INFORMATION SHOWN:
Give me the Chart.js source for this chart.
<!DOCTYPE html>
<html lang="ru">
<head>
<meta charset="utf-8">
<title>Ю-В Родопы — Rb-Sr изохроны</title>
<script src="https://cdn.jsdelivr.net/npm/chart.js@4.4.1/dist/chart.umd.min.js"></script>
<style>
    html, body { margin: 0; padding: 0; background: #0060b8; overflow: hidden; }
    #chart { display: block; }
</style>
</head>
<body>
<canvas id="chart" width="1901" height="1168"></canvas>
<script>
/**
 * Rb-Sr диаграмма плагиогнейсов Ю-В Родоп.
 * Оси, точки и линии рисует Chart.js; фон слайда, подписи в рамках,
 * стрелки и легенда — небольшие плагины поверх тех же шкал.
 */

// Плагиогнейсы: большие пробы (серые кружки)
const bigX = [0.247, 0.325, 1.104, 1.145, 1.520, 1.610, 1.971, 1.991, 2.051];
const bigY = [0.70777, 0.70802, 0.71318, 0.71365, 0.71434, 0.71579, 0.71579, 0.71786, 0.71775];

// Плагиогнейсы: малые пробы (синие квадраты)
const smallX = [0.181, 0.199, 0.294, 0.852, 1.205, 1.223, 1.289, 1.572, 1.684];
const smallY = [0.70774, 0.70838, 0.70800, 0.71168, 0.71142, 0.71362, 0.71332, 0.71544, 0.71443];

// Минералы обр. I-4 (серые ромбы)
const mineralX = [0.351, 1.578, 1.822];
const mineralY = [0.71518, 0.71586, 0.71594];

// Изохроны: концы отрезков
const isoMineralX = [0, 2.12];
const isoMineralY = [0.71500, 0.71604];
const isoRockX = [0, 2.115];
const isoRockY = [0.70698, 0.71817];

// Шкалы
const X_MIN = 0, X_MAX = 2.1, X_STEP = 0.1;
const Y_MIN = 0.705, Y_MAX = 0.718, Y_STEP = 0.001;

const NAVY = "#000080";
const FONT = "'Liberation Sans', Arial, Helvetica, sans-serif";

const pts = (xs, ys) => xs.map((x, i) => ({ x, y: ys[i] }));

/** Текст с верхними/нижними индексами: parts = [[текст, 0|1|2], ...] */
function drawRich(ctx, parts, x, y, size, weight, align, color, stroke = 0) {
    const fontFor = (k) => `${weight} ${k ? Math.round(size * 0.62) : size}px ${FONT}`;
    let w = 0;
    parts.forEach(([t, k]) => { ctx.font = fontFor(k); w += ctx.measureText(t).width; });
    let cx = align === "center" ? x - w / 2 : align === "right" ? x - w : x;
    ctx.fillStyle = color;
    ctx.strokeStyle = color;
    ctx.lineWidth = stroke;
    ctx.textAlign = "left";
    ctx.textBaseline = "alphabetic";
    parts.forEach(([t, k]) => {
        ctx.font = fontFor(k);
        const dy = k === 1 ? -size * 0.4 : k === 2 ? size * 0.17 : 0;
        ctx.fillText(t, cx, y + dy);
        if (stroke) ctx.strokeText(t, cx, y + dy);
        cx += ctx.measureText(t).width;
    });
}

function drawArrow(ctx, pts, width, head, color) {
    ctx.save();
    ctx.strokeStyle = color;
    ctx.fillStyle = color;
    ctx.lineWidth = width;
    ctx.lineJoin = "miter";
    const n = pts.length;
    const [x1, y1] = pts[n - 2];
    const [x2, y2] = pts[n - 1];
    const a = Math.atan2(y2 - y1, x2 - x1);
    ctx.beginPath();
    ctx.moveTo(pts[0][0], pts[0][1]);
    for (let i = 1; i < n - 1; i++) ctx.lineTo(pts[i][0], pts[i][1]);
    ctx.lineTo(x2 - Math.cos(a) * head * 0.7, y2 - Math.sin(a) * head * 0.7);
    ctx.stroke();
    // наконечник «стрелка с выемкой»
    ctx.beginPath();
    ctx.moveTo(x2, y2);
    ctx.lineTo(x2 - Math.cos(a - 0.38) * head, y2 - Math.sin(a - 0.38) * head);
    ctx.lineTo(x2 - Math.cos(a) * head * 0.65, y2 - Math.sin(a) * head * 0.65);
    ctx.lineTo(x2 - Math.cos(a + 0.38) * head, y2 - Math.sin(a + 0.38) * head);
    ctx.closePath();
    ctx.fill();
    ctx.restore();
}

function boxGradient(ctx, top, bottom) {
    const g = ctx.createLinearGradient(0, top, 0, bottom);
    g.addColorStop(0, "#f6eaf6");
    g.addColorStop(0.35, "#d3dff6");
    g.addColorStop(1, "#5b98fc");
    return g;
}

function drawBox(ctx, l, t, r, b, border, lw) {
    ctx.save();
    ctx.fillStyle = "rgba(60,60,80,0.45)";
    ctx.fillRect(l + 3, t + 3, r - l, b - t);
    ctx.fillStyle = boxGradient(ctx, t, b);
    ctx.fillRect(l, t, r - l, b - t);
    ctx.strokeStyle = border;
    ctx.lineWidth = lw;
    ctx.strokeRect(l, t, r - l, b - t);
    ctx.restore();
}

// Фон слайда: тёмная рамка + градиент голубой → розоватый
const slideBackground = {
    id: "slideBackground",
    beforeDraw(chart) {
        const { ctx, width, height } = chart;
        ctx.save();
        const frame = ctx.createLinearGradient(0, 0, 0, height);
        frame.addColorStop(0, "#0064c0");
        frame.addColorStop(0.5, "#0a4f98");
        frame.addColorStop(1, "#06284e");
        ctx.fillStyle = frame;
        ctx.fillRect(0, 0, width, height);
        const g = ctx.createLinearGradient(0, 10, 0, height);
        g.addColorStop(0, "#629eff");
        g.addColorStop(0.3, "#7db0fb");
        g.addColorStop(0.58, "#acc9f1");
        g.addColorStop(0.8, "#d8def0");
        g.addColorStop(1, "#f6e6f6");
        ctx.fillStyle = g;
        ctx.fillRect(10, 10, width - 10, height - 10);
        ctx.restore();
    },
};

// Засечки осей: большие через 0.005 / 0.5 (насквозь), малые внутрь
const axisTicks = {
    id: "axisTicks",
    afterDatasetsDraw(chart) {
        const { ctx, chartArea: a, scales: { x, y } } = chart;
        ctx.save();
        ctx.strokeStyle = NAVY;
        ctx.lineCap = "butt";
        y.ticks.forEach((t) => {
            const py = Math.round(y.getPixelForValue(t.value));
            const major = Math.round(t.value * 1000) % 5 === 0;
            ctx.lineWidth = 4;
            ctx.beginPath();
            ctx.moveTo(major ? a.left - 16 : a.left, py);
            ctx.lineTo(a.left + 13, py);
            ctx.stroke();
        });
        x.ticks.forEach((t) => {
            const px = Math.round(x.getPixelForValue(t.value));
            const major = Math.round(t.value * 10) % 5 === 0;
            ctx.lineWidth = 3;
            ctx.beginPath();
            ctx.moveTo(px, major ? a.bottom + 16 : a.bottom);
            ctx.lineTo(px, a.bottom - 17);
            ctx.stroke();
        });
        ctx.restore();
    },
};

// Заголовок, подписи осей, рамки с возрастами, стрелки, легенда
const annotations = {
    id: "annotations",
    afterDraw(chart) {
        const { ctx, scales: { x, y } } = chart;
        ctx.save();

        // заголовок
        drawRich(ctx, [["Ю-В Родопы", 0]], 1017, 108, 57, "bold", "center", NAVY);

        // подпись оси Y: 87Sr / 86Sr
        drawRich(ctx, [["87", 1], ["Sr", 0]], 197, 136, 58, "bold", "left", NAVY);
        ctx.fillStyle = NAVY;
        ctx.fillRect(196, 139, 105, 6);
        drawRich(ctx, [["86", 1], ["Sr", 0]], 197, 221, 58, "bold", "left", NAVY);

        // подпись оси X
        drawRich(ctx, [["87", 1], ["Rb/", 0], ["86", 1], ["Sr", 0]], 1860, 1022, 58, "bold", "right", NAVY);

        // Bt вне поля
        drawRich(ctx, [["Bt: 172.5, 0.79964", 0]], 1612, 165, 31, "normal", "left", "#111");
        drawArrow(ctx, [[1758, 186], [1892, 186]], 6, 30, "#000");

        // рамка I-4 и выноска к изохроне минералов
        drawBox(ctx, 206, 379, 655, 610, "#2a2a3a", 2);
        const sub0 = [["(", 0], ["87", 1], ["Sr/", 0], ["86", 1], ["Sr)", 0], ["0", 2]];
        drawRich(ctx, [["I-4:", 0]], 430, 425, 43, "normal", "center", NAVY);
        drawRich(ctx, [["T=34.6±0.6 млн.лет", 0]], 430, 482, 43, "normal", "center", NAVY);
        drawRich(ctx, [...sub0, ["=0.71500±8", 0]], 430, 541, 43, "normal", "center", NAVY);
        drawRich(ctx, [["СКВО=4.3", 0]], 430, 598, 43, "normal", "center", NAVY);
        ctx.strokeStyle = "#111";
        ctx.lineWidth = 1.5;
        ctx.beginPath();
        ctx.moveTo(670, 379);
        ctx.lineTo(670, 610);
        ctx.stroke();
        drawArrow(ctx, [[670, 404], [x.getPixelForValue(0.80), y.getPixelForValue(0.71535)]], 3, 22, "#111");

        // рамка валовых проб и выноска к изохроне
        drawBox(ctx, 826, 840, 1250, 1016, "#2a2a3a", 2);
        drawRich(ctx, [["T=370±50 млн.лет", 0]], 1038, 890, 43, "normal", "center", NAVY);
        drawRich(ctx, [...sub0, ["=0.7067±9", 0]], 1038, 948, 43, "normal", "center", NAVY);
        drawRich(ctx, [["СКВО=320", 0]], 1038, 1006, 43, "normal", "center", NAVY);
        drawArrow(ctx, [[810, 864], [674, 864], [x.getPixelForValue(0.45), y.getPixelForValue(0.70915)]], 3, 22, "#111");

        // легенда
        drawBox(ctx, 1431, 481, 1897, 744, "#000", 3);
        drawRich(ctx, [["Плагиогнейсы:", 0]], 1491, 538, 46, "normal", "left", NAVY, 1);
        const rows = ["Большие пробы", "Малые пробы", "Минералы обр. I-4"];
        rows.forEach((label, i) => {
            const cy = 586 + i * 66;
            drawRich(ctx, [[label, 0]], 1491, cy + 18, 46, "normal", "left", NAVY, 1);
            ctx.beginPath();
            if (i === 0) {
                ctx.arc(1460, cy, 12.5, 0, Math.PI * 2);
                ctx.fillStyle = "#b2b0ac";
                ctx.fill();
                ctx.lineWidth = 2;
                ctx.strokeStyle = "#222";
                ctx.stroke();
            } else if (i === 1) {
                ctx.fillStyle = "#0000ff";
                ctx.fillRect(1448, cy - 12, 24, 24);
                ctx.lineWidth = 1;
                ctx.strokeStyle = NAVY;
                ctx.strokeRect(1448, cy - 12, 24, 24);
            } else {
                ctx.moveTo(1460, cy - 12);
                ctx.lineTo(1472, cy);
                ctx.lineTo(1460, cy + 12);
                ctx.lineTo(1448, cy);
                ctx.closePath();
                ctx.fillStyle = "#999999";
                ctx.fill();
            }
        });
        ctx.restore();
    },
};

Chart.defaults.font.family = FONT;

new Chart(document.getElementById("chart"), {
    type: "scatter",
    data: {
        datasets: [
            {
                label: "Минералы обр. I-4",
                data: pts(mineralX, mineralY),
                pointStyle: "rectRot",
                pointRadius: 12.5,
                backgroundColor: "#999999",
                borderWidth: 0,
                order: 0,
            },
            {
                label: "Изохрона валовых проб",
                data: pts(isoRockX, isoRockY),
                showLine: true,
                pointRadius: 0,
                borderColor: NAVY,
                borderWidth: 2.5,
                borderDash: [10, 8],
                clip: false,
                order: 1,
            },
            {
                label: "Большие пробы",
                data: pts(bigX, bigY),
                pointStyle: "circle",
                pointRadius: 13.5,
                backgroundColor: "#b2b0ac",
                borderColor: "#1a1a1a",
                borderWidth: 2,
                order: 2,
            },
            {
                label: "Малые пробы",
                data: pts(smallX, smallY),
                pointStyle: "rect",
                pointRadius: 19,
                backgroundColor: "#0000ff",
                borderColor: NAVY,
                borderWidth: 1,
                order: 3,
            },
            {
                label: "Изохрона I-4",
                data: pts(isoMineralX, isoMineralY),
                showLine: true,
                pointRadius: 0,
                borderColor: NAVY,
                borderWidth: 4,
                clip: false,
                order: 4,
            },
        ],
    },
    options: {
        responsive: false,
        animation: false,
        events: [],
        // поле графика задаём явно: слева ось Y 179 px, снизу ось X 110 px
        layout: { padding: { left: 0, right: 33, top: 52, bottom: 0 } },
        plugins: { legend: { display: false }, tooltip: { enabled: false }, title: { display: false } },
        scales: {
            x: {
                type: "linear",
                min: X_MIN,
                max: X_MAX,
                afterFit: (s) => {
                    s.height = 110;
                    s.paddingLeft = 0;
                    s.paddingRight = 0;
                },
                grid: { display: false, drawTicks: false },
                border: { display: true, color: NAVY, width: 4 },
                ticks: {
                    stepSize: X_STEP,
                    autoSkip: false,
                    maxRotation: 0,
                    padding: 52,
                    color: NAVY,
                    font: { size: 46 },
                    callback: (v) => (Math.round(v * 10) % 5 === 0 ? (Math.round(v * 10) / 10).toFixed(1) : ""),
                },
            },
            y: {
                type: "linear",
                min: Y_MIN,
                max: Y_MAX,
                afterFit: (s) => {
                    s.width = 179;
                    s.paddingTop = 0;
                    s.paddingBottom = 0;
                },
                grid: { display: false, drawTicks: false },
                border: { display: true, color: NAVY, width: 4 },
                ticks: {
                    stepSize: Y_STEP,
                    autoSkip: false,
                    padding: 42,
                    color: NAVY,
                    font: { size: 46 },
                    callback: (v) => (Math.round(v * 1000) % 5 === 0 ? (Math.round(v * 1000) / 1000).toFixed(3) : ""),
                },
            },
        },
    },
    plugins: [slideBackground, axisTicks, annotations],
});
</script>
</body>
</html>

TASK REQUIREMENTS: Print only the lines from the top of the data above down to the line holding "const Y_MIN = 0.705, Y_MAX", inclusive.

EXPECTED ANSWER:
Give me the Chart.js source for this chart.
<!DOCTYPE html>
<html lang="ru">
<head>
<meta charset="utf-8">
<title>Ю-В Родопы — Rb-Sr изохроны</title>
<script src="https://cdn.jsdelivr.net/npm/chart.js@4.4.1/dist/chart.umd.min.js"></script>
<style>
    html, body { margin: 0; padding: 0; background: #0060b8; overflow: hidden; }
    #chart { display: block; }
</style>
</head>
<body>
<canvas id="chart" width="1901" height="1168"></canvas>
<script>
/**
 * Rb-Sr диаграмма плагиогнейсов Ю-В Родоп.
 * Оси, точки и линии рисует Chart.js; фон слайда, подписи в рамках,
 * стрелки и легенда — небольшие плагины поверх тех же шкал.
 */

// Плагиогнейсы: большие пробы (серые кружки)
const bigX = [0.247, 0.325, 1.104, 1.145, 1.520, 1.610, 1.971, 1.991, 2.051];
const bigY = [0.70777, 0.70802, 0.71318, 0.71365, 0.71434, 0.71579, 0.71579, 0.71786, 0.71775];

// Плагиогнейсы: малые пробы (синие квадраты)
const smallX = [0.181, 0.199, 0.294, 0.852, 1.205, 1.223, 1.289, 1.572, 1.684];
const smallY = [0.70774, 0.70838, 0.70800, 0.71168, 0.71142, 0.71362, 0.71332, 0.71544, 0.71443];

// Минералы обр. I-4 (серые ромбы)
const mineralX = [0.351, 1.578, 1.822];
const mineralY = [0.71518, 0.71586, 0.71594];

// Изохроны: концы отрезков
const isoMineralX = [0, 2.12];
const isoMineralY = [0.71500, 0.71604];
const isoRockX = [0, 2.115];
const isoRockY = [0.70698, 0.71817];

// Шкалы
const X_MIN = 0, X_MAX = 2.1, X_STEP = 0.1;
const Y_MIN = 0.705, Y_MAX = 0.718, Y_STEP = 0.001;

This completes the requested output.